Please print all of the material below, word for word.
---------- Supplied material ----------
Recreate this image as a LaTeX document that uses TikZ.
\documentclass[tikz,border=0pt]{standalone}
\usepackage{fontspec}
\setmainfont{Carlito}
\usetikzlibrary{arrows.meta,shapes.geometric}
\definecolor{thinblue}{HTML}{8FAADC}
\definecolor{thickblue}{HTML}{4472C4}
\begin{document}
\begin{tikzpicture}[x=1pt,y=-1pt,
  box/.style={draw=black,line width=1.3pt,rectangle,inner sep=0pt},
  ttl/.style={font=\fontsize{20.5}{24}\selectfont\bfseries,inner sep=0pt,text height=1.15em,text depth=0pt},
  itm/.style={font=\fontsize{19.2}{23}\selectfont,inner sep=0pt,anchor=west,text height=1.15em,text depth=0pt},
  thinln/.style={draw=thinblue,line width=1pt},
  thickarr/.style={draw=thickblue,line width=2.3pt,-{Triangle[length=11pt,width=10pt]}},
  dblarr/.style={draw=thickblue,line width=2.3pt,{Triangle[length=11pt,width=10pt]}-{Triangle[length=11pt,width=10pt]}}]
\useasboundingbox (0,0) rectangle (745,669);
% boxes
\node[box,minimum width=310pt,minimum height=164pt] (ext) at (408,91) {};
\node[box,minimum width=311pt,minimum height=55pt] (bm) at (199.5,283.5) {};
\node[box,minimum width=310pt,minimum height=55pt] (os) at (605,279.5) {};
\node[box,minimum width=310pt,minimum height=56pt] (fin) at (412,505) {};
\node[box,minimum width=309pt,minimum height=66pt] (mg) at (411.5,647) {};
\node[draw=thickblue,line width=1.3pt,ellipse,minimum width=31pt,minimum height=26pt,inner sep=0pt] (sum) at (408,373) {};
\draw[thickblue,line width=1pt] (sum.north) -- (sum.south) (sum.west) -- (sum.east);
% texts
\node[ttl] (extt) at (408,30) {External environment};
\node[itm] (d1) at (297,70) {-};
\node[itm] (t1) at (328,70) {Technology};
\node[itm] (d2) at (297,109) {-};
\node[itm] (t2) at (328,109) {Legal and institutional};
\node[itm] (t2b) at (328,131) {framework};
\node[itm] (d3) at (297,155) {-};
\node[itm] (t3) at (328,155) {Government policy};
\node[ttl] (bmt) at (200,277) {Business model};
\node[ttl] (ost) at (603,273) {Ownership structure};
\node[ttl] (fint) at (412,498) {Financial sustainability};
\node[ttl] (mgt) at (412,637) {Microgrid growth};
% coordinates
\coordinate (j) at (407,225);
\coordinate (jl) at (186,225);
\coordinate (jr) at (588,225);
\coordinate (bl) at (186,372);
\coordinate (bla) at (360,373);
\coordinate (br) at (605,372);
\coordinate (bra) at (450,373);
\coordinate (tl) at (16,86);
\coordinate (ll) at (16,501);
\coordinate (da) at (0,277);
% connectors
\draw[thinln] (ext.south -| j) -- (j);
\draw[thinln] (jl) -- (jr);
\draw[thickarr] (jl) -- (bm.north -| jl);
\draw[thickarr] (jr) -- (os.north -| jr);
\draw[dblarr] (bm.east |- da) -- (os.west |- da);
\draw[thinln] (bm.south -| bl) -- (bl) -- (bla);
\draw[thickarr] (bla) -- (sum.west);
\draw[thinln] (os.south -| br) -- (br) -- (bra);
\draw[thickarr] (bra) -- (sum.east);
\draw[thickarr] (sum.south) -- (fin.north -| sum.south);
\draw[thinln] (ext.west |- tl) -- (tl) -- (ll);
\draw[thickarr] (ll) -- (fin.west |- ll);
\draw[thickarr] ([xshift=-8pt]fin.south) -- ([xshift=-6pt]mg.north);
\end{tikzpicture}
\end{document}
----------
* **Answer to the task**
Recreate this image as a LaTeX document that uses TikZ.
\documentclass[tikz,border=0pt]{standalone}
\usepackage{fontspec}
\setmainfont{Carlito}
\usetikzlibrary{arrows.meta,shapes.geometric}
\definecolor{thinblue}{HTML}{8FAADC}
\definecolor{thickblue}{HTML}{4472C4}
\begin{document}
\begin{tikzpicture}[x=1pt,y=-1pt,
  box/.style={draw=black,line width=1.3pt,rectangle,inner sep=0pt},
  ttl/.style={font=\fontsize{20.5}{24}\selectfont\bfseries,inner sep=0pt,text height=1.15em,text depth=0pt},
  itm/.style={font=\fontsize{19.2}{23}\selectfont,inner sep=0pt,anchor=west,text height=1.15em,text depth=0pt},
  thinln/.style={draw=thinblue,line width=1pt},
  thickarr/.style={draw=thickblue,line width=2.3pt,-{Triangle[length=11pt,width=10pt]}},
  dblarr/.style={draw=thickblue,line width=2.3pt,{Triangle[length=11pt,width=10pt]}-{Triangle[length=11pt,width=10pt]}}]
\useasboundingbox (0,0) rectangle (745,669);
% boxes
\node[box,minimum width=310pt,minimum height=164pt] (ext) at (408,91) {};
\node[box,minimum width=311pt,minimum height=55pt] (bm) at (199.5,283.5) {};
\node[box,minimum width=310pt,minimum height=55pt] (os) at (605,279.5) {};
\node[box,minimum width=310pt,minimum height=56pt] (fin) at (412,505) {};
\node[box,minimum width=309pt,minimum height=66pt] (mg) at (411.5,647) {};
\node[draw=thickblue,line width=1.3pt,ellipse,minimum width=31pt,minimum height=26pt,inner sep=0pt] (sum) at (408,373) {};
\draw[thickblue,line width=1pt] (sum.north) -- (sum.south) (sum.west) -- (sum.east);
% texts
\node[ttl] (extt) at (408,30) {External environment};
\node[itm] (d1) at (297,70) {-};
\node[itm] (t1) at (328,70) {Technology};
\node[itm] (d2) at (297,109) {-};
\node[itm] (t2) at (328,109) {Legal and institutional};
\node[itm] (t2b) at (328,131) {framework};
\node[itm] (d3) at (297,155) {-};
\node[itm] (t3) at (328,155) {Government policy};
\node[ttl] (bmt) at (200,277) {Business model};
\node[ttl] (ost) at (603,273) {Ownership structure};
\node[ttl] (fint) at (412,498) {Financial sustainability};
\node[ttl] (mgt) at (412,637) {Microgrid growth};
% coordinates
\coordinate (j) at (407,225);
\coordinate (jl) at (186,225);
\coordinate (jr) at (588,225);
\coordinate (bl) at (186,372);
\coordinate (bla) at (360,373);
\coordinate (br) at (605,372);
\coordinate (bra) at (450,373);
\coordinate (tl) at (16,86);
\coordinate (ll) at (16,501);
\coordinate (da) at (0,277);
% connectors
\draw[thinln] (ext.south -| j) -- (j);
\draw[thinln] (jl) -- (jr);
\draw[thickarr] (jl) -- (bm.north -| jl);
\draw[thickarr] (jr) -- (os.north -| jr);
\draw[dblarr] (bm.east |- da) -- (os.west |- da);
\draw[thinln] (bm.south -| bl) -- (bl) -- (bla);
\draw[thickarr] (bla) -- (sum.west);
\draw[thinln] (os.south -| br) -- (br) -- (bra);
\draw[thickarr] (bra) -- (sum.east);
\draw[thickarr] (sum.south) -- (fin.north -| sum.south);
\draw[thinln] (ext.west |- tl) -- (tl) -- (ll);
\draw[thickarr] (ll) -- (fin.west |- ll);
\draw[thickarr] ([xshift=-8pt]fin.south) -- ([xshift=-6pt]mg.north);
\end{tikzpicture}
\end{document}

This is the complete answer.